NEW YORK — Aerospace heavyweight Boeing is advancing plans for its new capsule-based spaceship, designed to ferry people to and from the international space station and future private space stations. The capsule design is part of an effort to fill the void that will be left by the 2011 retirement of NASA’s space shuttle fleet.
The new Crew Space Transportation-100 (CST-100) spacecraft is part of the company’s $18 million award from NASA under the Commercial Crew Development (CCDev) Space Act Agreement. The award aims to advance the concepts and technology required to build a commercial crew space transportation system.
Boeing’s capsule design is one of several efforts by different U.S. companies to develop the first private spaceship capable of flying humans to space. The push fits in with U.S. President Barack Obama’s new plan for NASA, which calls for commercial spacecraft to take over the role vacated by the space shuttles of transporting astronauts to the space station.
New artist’s renderings of Boeing’s CST-100 capsule were unveiled July 19 in a media briefing at the Farnborough International Airshow in Farnborough, England. Boeing’s new spaceship design will look similar to NASA’s cone-shaped Apollo and Orion spacecraft.
The Apollo capsules were built to fly astronauts from Earth to the Moon in the late 1960s and 1970s. The larger Orion vehicles were part of NASA’s Constellation program to return astronauts to the Moon, which was canceled by Obama as part of his proposal.
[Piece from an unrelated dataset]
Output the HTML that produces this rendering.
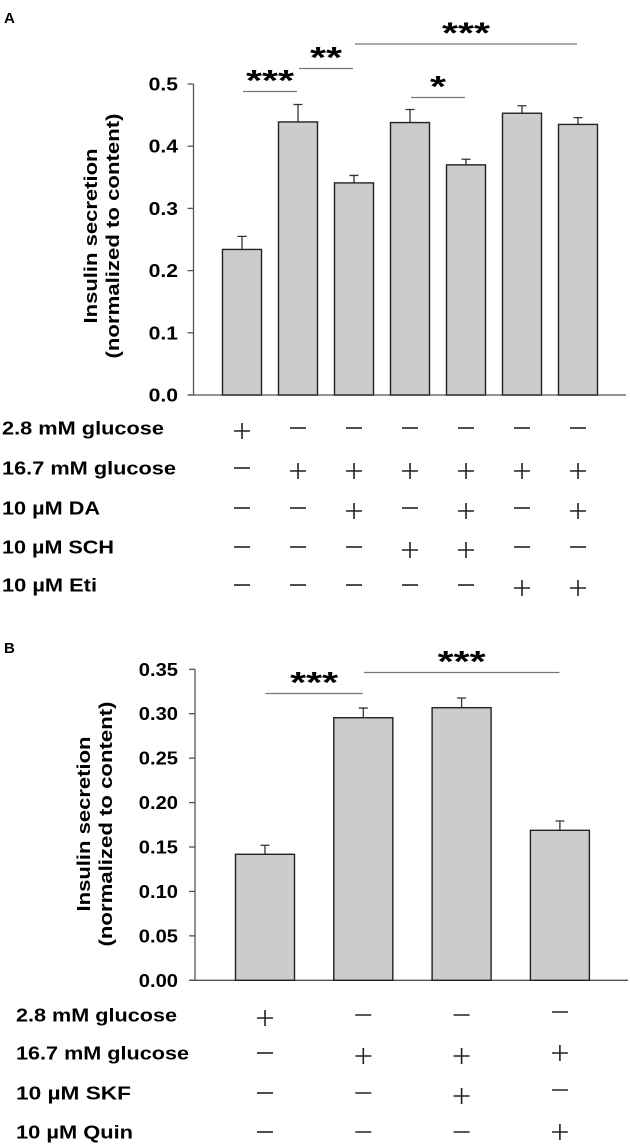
<!DOCTYPE html>
<html><head><meta charset="utf-8"><style>
html,body{margin:0;padding:0;background:#fff;}
svg{display:block;font-family:"Liberation Sans",Arial,sans-serif;}
</style></head><body>
<svg id="fig" width="630" height="1147" viewBox="0 0 630 1147" xmlns="http://www.w3.org/2000/svg">
<text x="4" y="23" font-size="15" font-weight="bold">A</text>
<text x="4" y="653" font-size="15" font-weight="bold">B</text>
<g id="chartA"></g>
<g id="chartB"></g>
</svg>
<script>
// Panel A data
const catsA = ["c1","c2","c3","c4","c5","c6","c7"];
const valsA = [0.234, 0.439, 0.341, 0.438, 0.370, 0.453, 0.435];
const errsA = [0.021, 0.028, 0.012, 0.021, 0.009, 0.012, 0.011];
const ticksA = ["0.0","0.1","0.2","0.3","0.4","0.5"];
const tickValsA = [0, 0.1, 0.2, 0.3, 0.4, 0.5];
const rowLabelsA = ["2.8 mM glucose","16.7 mM glucose","10 µM DA","10 µM SCH","10 µM Eti"];
const signsA = [
 ["+","-","-","-","-","-","-"],
 ["-","+","+","+","+","+","+"],
 ["-","-","+","-","+","-","+"],
 ["-","-","-","+","+","-","-"],
 ["-","-","-","-","-","+","+"]];
const sigA = [{from:0,to:1,label:"***"},{from:1,to:2,label:"**"},{from:2,to:6,label:"***"},{from:3,to:4,label:"*"}];

// Panel B data
const catsB = ["d1","d2","d3","d4"];
const valsB = [0.1418, 0.2955, 0.3068, 0.1688];
const errsB = [0.0102, 0.0109, 0.0109, 0.0105];
const ticksB = ["0.00","0.05","0.10","0.15","0.20","0.25","0.30","0.35"];
const tickValsB = [0,0.05,0.10,0.15,0.20,0.25,0.30,0.35];
const rowLabelsB = ["2.8 mM glucose","16.7 mM glucose","10 µM  SKF","10 µM Quin"];
const signsB = [
 ["+","-","-","-"],
 ["-","+","+","+"],
 ["-","-","+","-"],
 ["-","-","-","+"]];
const sigB = [{from:0,to:1,label:"***"},{from:1,to:3,label:"***"}];

const NS="http://www.w3.org/2000/svg";
function mk(parent,tag,attrs,txt){const e=document.createElementNS(NS,tag);for(const k in attrs)e.setAttribute(k,attrs[k]);if(txt!==undefined)e.textContent=txt;parent.appendChild(e);return e;}

function draw(g,cfg){
  const {cats,vals,errs,ticks,tickVals,rowLabels,signs,sig}=cfg;
  const y=v=>cfg.y0-(v/cfg.ymax)*(cfg.y0-cfg.ytop);
  const x=i=>cfg.x0+i*cfg.step;
  // axes
  let ax=mk(g,"line",{x1:cfg.axX,y1:cfg.ytop,x2:cfg.axX,y2:cfg.y0,stroke:"#555","stroke-width":1.3});
  
  
  let bx=mk(g,"line",{x1:cfg.axX-5,y1:cfg.y0,x2:cfg.axEnd,y2:cfg.y0,stroke:"#555","stroke-width":1.3});
  
  
  tickVals.forEach((v,i)=>{
    const t=mk(g,"line",{x1:cfg.axX-6,y1:y(v),x2:cfg.axX,y2:y(v),stroke:"#555","stroke-width":1.3});
    
    
    const l=mk(g,"text",{x:178,y:y(v)+6.5,"text-anchor":"end","font-size":18,"font-weight":"bold",textLength:ticks[i].length*9.8,lengthAdjust:"spacingAndGlyphs"},ticks[i]);
    
    
  });
  // y title
  const t1=mk(g,"text",{x:0,y:0,transform:`translate(${cfg.tx1},${cfg.tcy}) rotate(-90)`,"text-anchor":"middle","font-size":18,"font-weight":"bold",textLength:175,lengthAdjust:"spacingAndGlyphs"},"Insulin secretion");
  
  
  const t2=mk(g,"text",{x:0,y:0,transform:`translate(${cfg.tx1+22},${cfg.tcy}) rotate(-90)`,"text-anchor":"middle","font-size":18,"font-weight":"bold",textLength:245,lengthAdjust:"spacingAndGlyphs"},"(normalized to content)");
  
  
  // bars
  cats.forEach((c,i)=>{
    const cx=x(i);
    const eb=mk(g,"path",{d:`M${cx},${y(vals[i])} V${y(vals[i]+errs[i])} M${cx-4.5},${y(vals[i]+errs[i])} H${cx+4.5}`,stroke:"#333","stroke-width":1.3,fill:"none"});
    
    
    const r=mk(g,"rect",{x:cx-cfg.bw/2,y:y(vals[i]),width:cfg.bw,height:cfg.y0-y(vals[i]),fill:"#cccccc",stroke:"#222","stroke-width":1.4});
    
    
  });
  // significance
  sig.forEach((s,k)=>{
    const ly=cfg.sigY[k];
    const ln=mk(g,"line",{x1:x(s.from)+cfg.sigPad,y1:ly,x2:x(s.to)-cfg.sigPad,y2:ly,stroke:"#777","stroke-width":1.2});
    
    
    const mx=(x(s.from)+x(s.to))/2;
    const st=mk(g,"text",{x:mx,y:ly-1,"text-anchor":"middle","font-size":30,"font-weight":"bold",textLength:s.label.length*16,lengthAdjust:"spacingAndGlyphs"},s.label);
    
    
  });
  // table
  rowLabels.forEach((lab,r)=>{
    const ry=cfg.rows[r];
    const tl=mk(g,"text",{x:cfg.labX,y:ry+6.5,"font-size":18,"font-weight":"bold",textLength:cfg.labW[r],lengthAdjust:"spacingAndGlyphs"},lab);
    
    
    signs[r].forEach((s,i)=>{
      const cx=x(i), cy=ry+(s==="+"?3:0)+(cfg.lastShift&&i===cats.length-1?-3:0);
      const d = s==="+" ? `M${cx-8},${cy} H${cx+8} M${cx},${cy-8} V${cy+8}` : `M${cx-8},${cy} H${cx+8}`;
      const p=mk(g,"path",{d:d,stroke:"#222","stroke-width":1.6,fill:"none"});
      
      
    });
  });
}

draw(document.getElementById("chartA"),{cats:catsA,vals:valsA,errs:errsA,ticks:ticksA,tickVals:tickValsA,rowLabels:rowLabelsA,signs:signsA,sig:sigA,
  y0:395,ytop:84,ymax:0.5,axX:193.5,axEnd:626,x0:242,step:56,bw:39,tx1:97,tcy:236,
  sigY:[91.5,68.5,44,97.5],sigPad:1,labX:2,labW:[162,174,98,112,95],rows:[428,468,508,547,585]});
draw(document.getElementById("chartB"),{cats:catsB,vals:valsB,errs:errsB,ticks:ticksB,tickVals:tickValsB,rowLabels:rowLabelsB,signs:signsB,sig:sigB,
  y0:980.3,ytop:669.3,ymax:0.35,axX:195,axEnd:628,x0:265,step:98.3,bw:59,tx1:90,tcy:824,
  sigY:[693.5,672.5],sigPad:0.5,labX:16,labW:[161,173,115,117],rows:[1015,1053,1093,1132],lastShift:true});
</script>
</body></html>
The Obama administration did resurrect Orion, though, to serve as a space station lifeboat.
The CST-100, which can carry up to seven people, will be bigger than the Apollo spacecraft but smaller than the Orion capsule. It is designed for short missions to space, and the “100” in the name stands for 100 kilometers — the distance from the ground to low Earth orbit that it will travel.
Boeing plans to launch the CST-100 capsule from Florida, but has yet to determine which rocket will carry it into space. The spacecraft is being designed for compatibility with a variety of different rockets, including United Launch Alliance’s Atlas and Delta boosters and Space Exploration Technologies’ Falcon rockets.
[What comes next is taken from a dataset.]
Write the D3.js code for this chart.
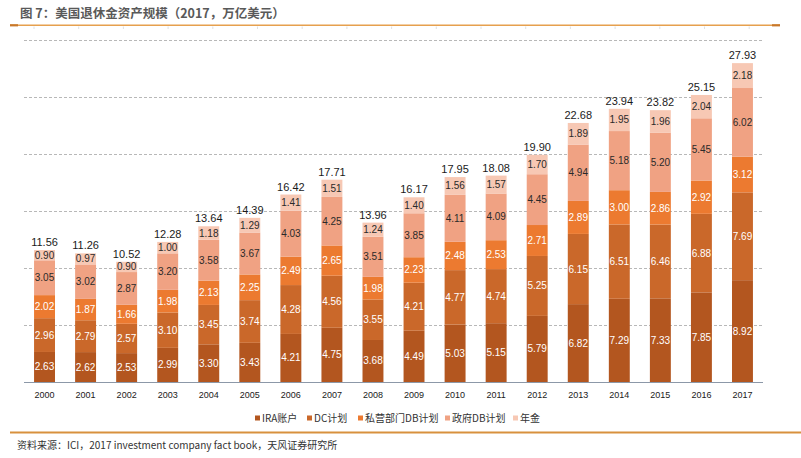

While NASA could be the main user of the CST-100 capsule, the space agency is certainly not the only customer that Boeing has in mind. The company has teamed up with Bigelow Aerospace, a Las Vegas-based company that joined the Commercial Spaceflight Federation in June.
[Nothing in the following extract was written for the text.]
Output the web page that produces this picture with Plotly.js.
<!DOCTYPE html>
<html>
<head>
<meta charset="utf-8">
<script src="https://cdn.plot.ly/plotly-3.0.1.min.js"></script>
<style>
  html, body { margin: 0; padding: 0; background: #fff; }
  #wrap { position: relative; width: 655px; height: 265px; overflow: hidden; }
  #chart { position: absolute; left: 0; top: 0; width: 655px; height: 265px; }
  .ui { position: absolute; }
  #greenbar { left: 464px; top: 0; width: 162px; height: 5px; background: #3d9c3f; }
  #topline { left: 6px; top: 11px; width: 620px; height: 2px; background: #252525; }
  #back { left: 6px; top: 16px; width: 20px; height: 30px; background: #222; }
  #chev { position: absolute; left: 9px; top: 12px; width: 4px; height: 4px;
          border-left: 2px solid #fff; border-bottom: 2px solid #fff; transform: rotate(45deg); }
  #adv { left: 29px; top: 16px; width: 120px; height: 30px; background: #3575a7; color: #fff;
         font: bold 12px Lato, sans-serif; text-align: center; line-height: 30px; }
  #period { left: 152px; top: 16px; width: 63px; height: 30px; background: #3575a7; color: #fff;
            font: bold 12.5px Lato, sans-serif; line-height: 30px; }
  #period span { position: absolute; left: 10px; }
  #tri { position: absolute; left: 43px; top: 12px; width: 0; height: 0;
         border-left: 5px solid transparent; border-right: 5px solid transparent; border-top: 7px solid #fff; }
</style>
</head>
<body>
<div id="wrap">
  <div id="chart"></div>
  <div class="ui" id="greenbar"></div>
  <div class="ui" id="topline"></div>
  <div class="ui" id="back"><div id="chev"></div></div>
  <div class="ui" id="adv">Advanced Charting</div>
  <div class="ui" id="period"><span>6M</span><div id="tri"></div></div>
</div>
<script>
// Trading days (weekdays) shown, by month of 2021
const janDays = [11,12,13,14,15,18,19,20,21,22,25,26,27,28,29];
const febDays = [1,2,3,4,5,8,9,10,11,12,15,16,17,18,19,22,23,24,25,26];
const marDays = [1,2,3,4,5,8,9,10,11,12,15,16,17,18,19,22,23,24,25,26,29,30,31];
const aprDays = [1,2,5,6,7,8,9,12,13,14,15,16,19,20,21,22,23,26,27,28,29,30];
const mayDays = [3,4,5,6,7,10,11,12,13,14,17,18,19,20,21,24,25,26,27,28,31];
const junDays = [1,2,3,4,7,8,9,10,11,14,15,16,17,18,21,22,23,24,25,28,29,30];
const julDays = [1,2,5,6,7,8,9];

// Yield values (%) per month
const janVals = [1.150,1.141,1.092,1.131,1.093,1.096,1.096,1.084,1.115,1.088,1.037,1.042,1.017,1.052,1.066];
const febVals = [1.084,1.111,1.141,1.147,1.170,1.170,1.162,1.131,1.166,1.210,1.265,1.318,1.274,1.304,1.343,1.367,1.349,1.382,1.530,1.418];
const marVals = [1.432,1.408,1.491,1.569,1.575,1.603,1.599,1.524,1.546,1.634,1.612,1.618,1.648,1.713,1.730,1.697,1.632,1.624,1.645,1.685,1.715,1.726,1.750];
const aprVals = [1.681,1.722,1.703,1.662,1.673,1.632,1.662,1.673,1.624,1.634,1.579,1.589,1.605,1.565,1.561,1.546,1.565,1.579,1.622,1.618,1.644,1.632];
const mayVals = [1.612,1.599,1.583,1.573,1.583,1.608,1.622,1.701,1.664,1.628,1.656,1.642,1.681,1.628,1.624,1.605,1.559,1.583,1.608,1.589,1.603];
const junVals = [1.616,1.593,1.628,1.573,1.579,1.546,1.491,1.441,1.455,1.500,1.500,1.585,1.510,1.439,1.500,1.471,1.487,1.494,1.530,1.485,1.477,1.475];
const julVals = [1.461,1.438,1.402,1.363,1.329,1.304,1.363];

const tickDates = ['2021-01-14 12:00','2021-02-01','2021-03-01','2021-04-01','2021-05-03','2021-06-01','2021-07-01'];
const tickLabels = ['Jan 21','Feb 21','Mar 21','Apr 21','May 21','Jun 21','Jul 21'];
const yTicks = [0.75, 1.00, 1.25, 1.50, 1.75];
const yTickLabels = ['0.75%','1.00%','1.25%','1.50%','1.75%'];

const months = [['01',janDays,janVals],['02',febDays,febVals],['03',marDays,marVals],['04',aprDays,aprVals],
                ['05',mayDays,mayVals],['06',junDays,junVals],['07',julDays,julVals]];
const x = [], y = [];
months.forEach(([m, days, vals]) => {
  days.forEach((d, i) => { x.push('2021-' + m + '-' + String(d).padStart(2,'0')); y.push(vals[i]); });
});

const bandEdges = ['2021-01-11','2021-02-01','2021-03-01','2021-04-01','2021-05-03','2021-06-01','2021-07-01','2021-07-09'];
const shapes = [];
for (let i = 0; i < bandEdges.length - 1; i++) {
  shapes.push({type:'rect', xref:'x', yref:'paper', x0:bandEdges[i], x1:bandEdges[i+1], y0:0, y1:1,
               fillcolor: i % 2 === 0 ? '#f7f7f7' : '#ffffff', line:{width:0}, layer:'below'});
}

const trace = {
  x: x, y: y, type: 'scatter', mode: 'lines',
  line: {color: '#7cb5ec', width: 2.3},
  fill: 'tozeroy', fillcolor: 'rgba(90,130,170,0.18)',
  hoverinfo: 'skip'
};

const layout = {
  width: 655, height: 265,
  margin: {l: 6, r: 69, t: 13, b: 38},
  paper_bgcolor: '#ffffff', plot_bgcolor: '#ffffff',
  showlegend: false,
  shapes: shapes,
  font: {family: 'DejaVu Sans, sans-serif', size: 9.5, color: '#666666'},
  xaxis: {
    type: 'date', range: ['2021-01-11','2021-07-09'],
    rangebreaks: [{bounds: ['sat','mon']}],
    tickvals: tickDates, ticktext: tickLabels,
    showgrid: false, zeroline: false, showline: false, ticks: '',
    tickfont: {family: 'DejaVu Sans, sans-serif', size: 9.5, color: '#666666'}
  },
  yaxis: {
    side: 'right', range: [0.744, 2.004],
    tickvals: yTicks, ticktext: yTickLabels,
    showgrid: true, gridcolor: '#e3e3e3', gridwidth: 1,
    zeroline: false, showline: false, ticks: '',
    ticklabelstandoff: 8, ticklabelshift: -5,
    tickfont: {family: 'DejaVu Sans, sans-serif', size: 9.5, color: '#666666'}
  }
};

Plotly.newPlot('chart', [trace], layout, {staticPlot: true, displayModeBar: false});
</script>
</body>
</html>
Boeing hopes to use the CST-100 capsule to take people to and from the Bigelow Aerospace Orbital Space Complex — a commercial space station the company is building.
Bigelow Aerospace is developing private inflatable space habitats with the goal of launching the first private space station in 2014. The company has launched two prototype modules into space.
For the CST-100 spacecraft, Bigelow Aerospace will assist with demonstrations and design work in areas where it has cultivated experience from the design and construction of its orbital facilities and commercial space complex, according to officials at Boeing.
The partnership between Boeing and Bigelow Aerospace also represents an important steppingstone toward creating a robust commercial spaceflight industry, the companies said.